**Prompt**: Lines containing the word "that" are the ones to copy from the records below.

**Recorded data**:
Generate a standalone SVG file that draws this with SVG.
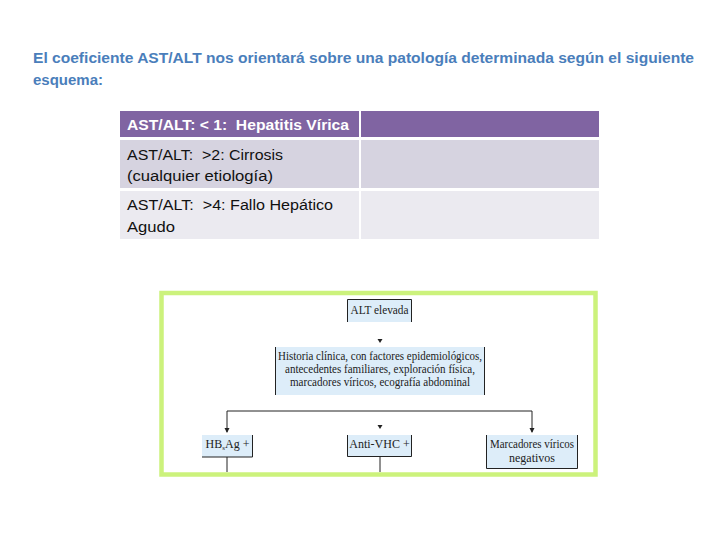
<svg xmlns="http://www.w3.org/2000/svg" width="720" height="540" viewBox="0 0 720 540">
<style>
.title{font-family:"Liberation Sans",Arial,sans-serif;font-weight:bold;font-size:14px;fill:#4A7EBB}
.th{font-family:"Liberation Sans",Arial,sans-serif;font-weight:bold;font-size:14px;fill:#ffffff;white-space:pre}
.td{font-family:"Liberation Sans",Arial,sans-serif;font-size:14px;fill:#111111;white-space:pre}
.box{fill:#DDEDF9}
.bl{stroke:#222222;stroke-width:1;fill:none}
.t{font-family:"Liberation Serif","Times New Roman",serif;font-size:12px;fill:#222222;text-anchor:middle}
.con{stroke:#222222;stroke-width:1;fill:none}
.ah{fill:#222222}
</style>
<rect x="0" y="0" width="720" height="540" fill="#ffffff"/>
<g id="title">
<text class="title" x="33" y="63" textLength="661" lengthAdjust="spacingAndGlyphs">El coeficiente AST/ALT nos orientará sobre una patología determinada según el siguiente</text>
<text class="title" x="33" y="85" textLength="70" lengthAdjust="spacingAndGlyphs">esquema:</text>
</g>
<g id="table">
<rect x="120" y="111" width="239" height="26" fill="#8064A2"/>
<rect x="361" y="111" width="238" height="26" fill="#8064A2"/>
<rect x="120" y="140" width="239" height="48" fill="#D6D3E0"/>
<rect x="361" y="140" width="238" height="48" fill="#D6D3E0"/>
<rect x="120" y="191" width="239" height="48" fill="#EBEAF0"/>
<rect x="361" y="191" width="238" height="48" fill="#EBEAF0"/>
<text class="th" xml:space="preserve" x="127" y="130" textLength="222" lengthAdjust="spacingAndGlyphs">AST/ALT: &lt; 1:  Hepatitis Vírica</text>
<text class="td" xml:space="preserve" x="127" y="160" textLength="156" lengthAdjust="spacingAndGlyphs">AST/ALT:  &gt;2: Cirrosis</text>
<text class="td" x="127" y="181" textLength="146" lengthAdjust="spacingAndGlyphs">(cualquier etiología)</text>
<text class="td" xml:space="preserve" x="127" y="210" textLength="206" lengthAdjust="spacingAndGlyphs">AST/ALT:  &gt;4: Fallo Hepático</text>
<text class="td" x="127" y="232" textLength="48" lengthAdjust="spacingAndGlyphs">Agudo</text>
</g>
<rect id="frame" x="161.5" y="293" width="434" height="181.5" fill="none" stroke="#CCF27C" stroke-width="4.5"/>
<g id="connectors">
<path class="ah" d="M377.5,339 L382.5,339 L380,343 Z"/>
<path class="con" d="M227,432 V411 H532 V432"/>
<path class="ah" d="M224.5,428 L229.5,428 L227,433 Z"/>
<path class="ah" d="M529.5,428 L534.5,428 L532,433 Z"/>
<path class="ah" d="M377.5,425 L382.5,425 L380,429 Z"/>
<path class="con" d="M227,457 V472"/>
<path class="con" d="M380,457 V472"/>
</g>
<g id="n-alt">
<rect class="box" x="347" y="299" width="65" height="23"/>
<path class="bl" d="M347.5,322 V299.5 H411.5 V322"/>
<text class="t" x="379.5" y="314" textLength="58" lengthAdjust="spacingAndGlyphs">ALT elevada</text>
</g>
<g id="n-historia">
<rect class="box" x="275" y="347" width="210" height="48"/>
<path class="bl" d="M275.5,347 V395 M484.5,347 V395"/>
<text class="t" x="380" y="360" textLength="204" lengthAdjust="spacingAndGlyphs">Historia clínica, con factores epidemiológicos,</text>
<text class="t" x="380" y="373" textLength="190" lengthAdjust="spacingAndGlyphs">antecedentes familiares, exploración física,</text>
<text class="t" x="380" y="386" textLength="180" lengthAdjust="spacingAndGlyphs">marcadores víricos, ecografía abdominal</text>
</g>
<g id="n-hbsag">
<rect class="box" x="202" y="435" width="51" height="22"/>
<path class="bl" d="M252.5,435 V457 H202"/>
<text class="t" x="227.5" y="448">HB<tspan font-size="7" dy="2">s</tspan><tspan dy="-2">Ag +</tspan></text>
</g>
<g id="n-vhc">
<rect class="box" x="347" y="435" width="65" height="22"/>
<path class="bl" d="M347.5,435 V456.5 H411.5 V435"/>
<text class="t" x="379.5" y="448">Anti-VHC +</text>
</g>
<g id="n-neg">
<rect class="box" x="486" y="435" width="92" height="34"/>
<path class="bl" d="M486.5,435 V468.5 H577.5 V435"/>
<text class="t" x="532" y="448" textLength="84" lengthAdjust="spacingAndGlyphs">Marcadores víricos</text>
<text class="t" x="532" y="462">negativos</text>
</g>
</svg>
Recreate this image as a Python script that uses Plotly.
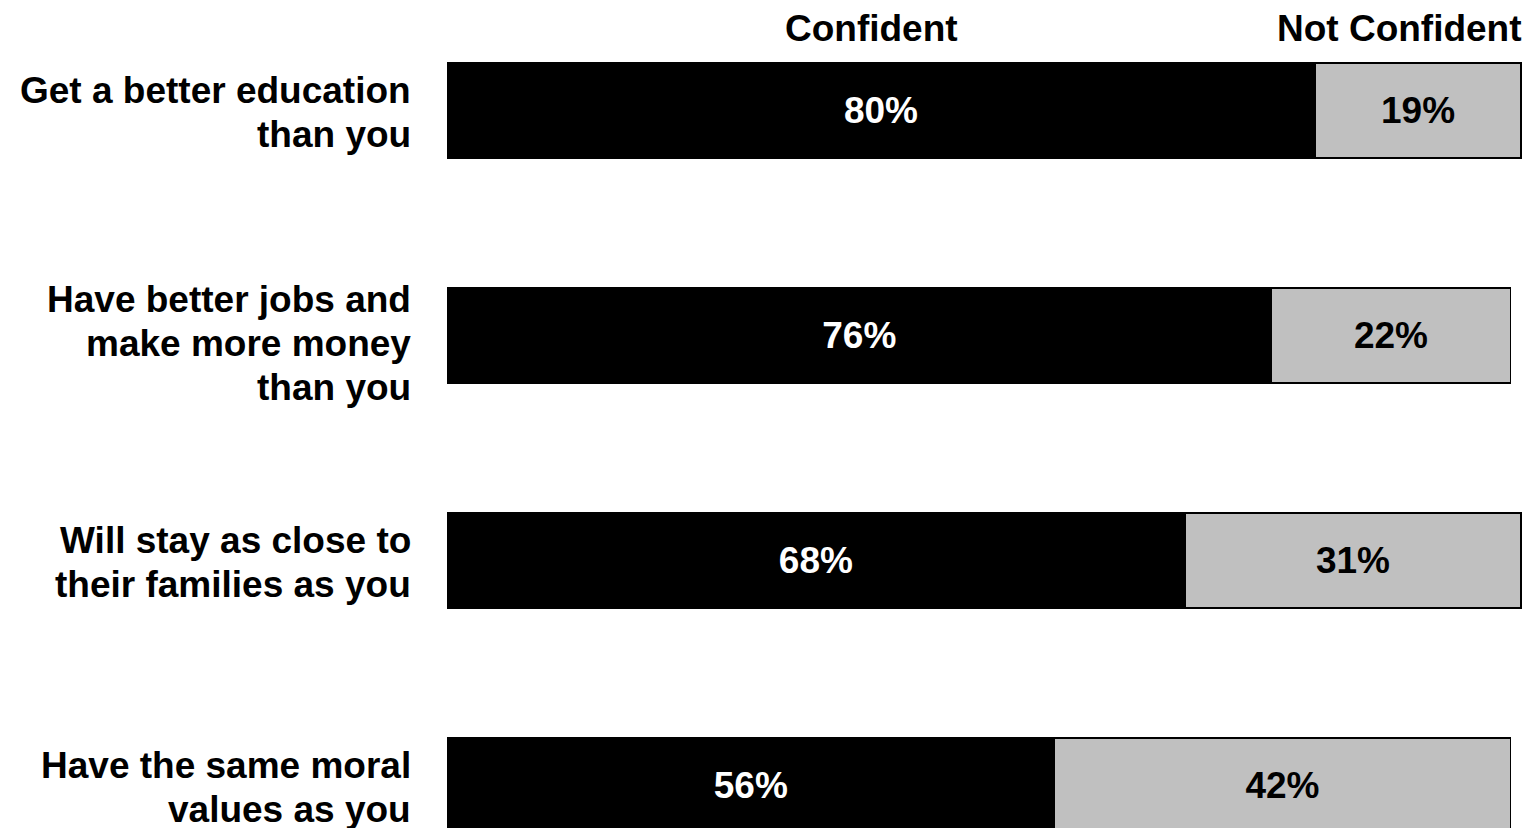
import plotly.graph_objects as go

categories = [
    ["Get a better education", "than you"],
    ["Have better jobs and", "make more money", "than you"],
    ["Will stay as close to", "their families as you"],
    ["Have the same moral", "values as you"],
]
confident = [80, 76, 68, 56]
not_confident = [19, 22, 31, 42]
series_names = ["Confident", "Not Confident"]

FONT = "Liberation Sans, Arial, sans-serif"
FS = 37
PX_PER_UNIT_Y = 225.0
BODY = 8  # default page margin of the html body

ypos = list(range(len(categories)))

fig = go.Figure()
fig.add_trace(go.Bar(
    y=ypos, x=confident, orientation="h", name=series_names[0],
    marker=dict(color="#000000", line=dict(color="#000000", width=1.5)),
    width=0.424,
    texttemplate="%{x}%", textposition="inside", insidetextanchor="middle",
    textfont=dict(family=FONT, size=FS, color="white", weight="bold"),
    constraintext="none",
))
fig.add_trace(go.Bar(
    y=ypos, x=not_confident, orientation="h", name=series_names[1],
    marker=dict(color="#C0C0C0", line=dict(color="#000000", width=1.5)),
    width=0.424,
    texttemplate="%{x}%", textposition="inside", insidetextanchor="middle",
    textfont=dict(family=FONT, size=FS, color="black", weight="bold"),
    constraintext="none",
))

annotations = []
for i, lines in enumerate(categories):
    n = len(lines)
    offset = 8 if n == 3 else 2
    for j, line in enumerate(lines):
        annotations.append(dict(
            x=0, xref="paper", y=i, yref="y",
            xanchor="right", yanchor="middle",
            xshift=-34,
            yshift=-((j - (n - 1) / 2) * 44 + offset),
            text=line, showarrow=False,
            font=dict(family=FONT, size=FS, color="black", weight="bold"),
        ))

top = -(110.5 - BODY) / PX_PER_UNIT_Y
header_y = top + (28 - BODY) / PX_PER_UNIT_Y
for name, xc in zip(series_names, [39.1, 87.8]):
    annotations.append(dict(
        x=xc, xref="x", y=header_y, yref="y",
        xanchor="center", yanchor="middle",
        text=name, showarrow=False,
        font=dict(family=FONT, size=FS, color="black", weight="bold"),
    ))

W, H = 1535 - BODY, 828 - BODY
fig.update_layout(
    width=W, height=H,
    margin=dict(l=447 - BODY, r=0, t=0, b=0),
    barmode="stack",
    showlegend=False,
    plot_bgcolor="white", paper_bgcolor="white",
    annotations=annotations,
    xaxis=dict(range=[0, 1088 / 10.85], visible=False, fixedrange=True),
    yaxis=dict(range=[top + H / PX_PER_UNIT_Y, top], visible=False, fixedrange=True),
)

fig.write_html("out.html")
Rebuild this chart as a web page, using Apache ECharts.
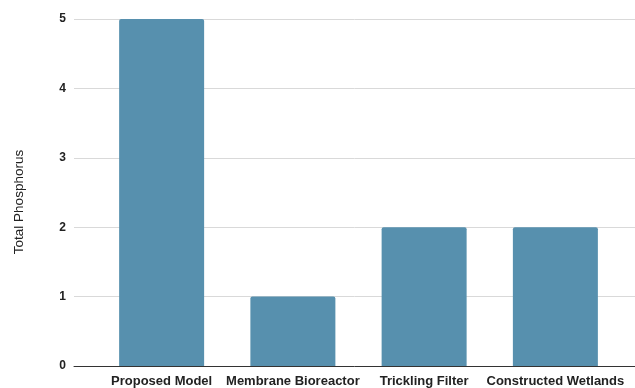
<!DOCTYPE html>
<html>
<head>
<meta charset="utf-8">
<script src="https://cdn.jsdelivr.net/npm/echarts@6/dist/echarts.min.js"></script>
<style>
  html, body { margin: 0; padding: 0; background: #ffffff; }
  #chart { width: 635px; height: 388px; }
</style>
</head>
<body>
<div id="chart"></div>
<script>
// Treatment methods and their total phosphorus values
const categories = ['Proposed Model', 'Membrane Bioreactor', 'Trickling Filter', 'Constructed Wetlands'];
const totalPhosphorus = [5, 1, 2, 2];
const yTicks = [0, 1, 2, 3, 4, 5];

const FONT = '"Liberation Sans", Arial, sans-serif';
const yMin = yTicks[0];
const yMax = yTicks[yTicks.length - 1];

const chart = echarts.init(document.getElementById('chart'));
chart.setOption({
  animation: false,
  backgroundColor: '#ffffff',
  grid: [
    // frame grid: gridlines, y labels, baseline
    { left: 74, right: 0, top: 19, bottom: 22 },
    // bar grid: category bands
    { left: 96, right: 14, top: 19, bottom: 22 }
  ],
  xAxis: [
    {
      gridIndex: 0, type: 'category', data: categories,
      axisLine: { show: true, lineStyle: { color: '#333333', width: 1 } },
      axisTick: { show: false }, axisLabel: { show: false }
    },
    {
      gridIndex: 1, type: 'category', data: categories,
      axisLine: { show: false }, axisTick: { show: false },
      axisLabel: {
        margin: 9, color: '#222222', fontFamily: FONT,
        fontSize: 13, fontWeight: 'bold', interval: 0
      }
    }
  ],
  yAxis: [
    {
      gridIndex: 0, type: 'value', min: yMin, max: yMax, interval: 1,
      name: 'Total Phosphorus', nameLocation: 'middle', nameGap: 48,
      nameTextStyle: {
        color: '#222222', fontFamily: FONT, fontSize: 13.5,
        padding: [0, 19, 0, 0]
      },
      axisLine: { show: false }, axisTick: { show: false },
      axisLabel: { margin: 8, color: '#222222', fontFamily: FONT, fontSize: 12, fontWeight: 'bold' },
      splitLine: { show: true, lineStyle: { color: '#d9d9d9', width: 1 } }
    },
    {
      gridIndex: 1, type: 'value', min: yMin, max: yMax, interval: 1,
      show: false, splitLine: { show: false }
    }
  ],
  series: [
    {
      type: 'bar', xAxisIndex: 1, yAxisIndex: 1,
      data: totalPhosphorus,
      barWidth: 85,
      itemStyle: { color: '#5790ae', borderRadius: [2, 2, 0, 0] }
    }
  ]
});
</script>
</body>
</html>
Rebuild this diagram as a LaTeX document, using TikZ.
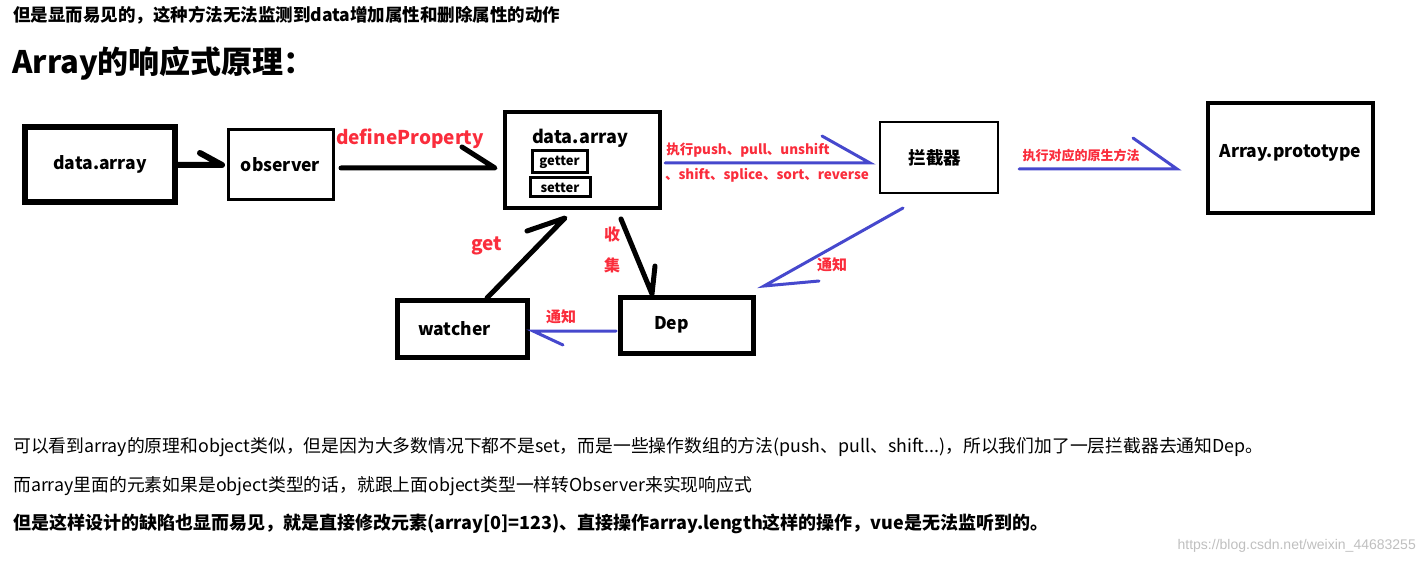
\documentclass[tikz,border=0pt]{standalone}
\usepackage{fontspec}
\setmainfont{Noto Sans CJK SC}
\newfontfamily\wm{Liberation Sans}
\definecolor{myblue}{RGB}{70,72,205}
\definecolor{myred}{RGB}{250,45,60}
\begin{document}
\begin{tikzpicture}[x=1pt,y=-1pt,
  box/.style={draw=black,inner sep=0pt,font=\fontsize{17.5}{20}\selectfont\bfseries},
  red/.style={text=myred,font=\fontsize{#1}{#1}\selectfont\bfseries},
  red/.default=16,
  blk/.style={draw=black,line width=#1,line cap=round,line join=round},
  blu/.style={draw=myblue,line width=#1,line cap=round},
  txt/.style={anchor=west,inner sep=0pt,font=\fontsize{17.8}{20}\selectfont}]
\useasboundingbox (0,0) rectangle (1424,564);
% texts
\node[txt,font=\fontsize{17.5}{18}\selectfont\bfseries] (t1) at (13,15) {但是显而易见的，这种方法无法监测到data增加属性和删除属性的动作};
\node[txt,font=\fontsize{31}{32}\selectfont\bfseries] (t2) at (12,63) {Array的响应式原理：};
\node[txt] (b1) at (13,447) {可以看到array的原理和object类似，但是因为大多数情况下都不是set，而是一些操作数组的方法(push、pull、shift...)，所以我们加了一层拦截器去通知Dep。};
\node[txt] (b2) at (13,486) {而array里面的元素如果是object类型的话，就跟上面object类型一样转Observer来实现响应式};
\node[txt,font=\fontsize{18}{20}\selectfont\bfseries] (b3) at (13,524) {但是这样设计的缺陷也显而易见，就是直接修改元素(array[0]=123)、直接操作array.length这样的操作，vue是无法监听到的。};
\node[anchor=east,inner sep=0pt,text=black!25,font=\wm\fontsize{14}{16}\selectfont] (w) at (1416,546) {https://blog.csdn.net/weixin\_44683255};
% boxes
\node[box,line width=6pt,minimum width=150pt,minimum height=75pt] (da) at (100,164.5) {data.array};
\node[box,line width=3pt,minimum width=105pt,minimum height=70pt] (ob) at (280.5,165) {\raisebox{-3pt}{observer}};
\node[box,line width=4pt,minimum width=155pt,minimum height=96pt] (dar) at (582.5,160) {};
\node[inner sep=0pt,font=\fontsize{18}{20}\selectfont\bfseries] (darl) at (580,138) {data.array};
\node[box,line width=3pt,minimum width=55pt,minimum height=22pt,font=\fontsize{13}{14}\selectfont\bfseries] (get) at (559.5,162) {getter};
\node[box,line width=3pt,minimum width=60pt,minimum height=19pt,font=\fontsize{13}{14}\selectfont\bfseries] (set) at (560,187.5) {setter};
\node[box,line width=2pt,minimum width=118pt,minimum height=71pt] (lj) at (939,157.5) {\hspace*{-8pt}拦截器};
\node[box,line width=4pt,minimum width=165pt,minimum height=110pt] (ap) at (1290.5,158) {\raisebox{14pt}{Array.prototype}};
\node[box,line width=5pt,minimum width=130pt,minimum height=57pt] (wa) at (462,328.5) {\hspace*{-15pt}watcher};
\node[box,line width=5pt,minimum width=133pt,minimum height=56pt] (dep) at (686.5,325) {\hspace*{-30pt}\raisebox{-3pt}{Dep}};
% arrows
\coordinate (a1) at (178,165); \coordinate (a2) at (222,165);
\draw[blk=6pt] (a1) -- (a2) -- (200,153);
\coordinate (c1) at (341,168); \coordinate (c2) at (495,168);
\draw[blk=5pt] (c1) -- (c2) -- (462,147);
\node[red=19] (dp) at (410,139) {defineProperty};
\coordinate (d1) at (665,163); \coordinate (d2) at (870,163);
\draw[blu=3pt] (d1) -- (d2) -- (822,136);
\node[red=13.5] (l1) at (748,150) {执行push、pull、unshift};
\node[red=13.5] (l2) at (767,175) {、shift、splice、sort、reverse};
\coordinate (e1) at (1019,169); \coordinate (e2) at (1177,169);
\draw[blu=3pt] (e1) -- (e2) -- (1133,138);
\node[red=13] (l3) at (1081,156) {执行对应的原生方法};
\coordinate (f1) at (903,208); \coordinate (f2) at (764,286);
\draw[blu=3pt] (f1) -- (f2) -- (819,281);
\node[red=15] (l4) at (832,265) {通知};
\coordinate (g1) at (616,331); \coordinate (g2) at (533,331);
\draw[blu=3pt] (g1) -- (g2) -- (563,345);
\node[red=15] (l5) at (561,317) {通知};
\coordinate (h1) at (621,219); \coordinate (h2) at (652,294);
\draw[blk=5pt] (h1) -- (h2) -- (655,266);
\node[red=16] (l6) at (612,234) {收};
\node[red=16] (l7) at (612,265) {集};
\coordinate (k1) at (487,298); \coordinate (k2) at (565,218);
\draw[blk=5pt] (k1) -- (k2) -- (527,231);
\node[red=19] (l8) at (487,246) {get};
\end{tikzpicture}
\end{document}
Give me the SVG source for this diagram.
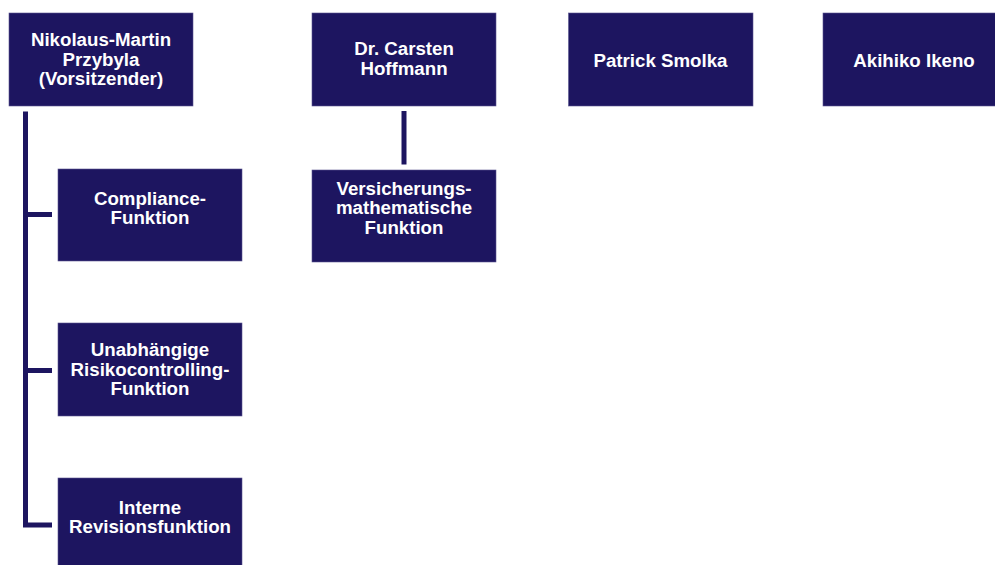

**Result of the task**:
Generate a standalone SVG file that draws this with SVG.
Recreate this image as a Python script that uses Plotly.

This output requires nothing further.